Y nos libren los dioses de los seres sin imaginación, porque son capaces de cualquier cosa.

Leí “Tierra de brumas”, o más bien fui devorada por ella, con el mismo fervor con el que leí, hace unos cuantos años, novelas como “Cumbres borrascosas” o “Cien años de soledad”. Me mantuvo fuera del tiempo y del espacio y, mientras deseaba que el día y sus tareas terminaran para volver a esta historia, me decía, una vez más, que no sabría vivir sin los libros. Dicen que quien lee nunca está solo. Dicen, también, que quien lee tiene, en cierta manera, una vida superior.

A mi, que me gusta pensar qué es lo que pasa en el mundo, qué sentido tiene la existencia, me gustaría confesar que yo no sabría vivir ni pensar sin ese espejo que es la ficción, y que nos ayuda a soñarnos. Que nos permite ser ángeles o demonios, seres de otra época, intrépidos habitantes de una nave espacial. O personajes de un bosque, de una tierra de Brumas, de la mano de Cristina López Barrios.
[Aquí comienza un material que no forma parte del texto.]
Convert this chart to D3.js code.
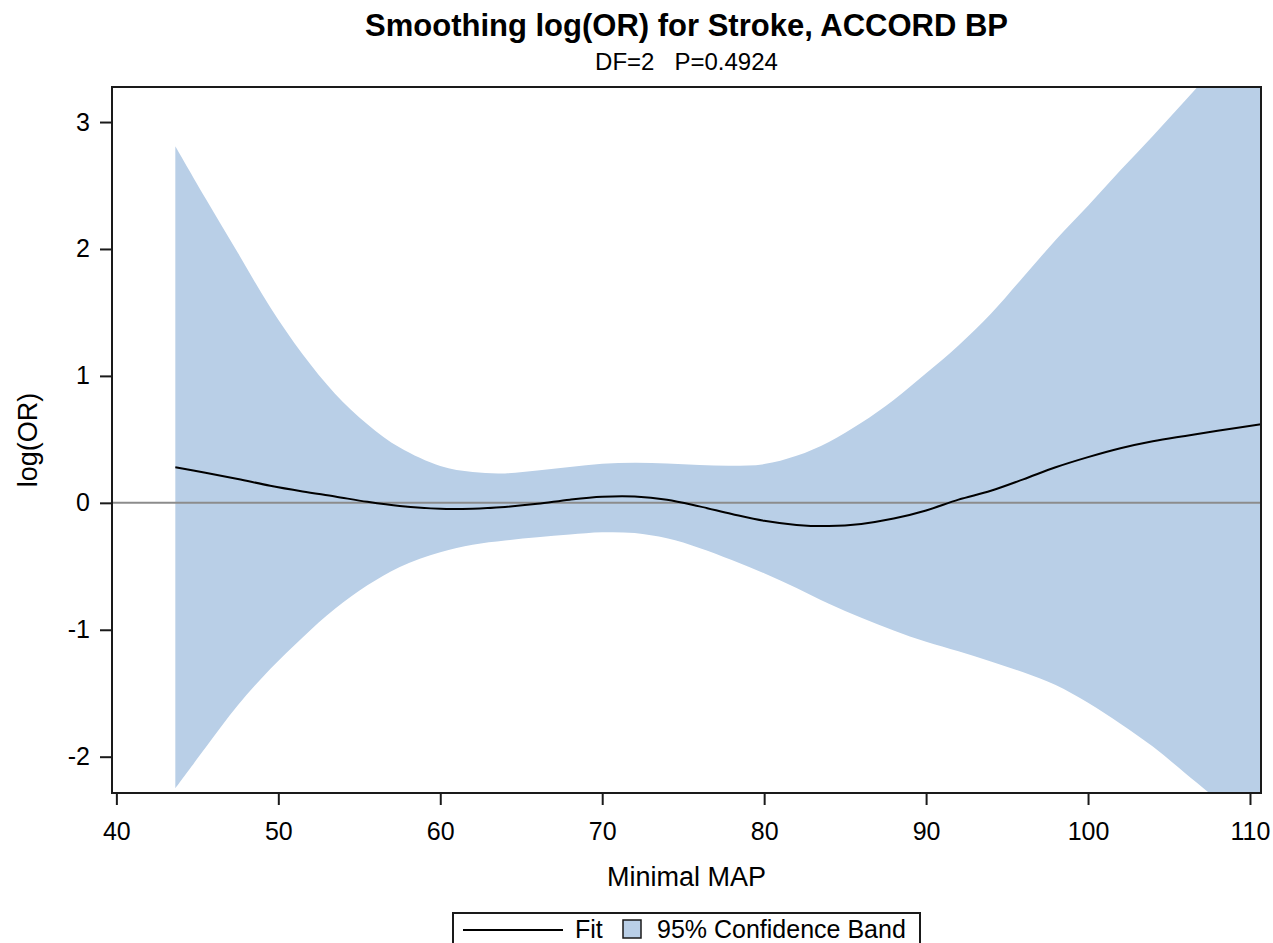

Y, con cierta melancolía, cierro el libro, termina para mi un período que me entretuvo y me contuvo, que me ayudó a pensar, y envidio a los lectores que aún no lo han leído porque ellos tienen, todavía, la posibilidad de leerlo por primera vez.

 

Y ahora, una breve pausa publicitaria:

amigos, comprad libros, los libros son baratos, duran más que dos cubatas, y quien se lleva un libro, por un mínimo precio, se lleva magia en el bolsillo.

Regalad libros. Que regalar un libro es la forma más sutil del elogio.

Y un consejo: no dejéis para mañana el libro que podáis comenzar hoy.

 

Gracias, Cristina, por invitarme a acompañarte, gracias por tus historias. Tu amistad y tus historias, como también la amistad y las historias de mi querido Alberto Marcos, con quien os dejo, me han hecho pasar muchos ratos estupendos.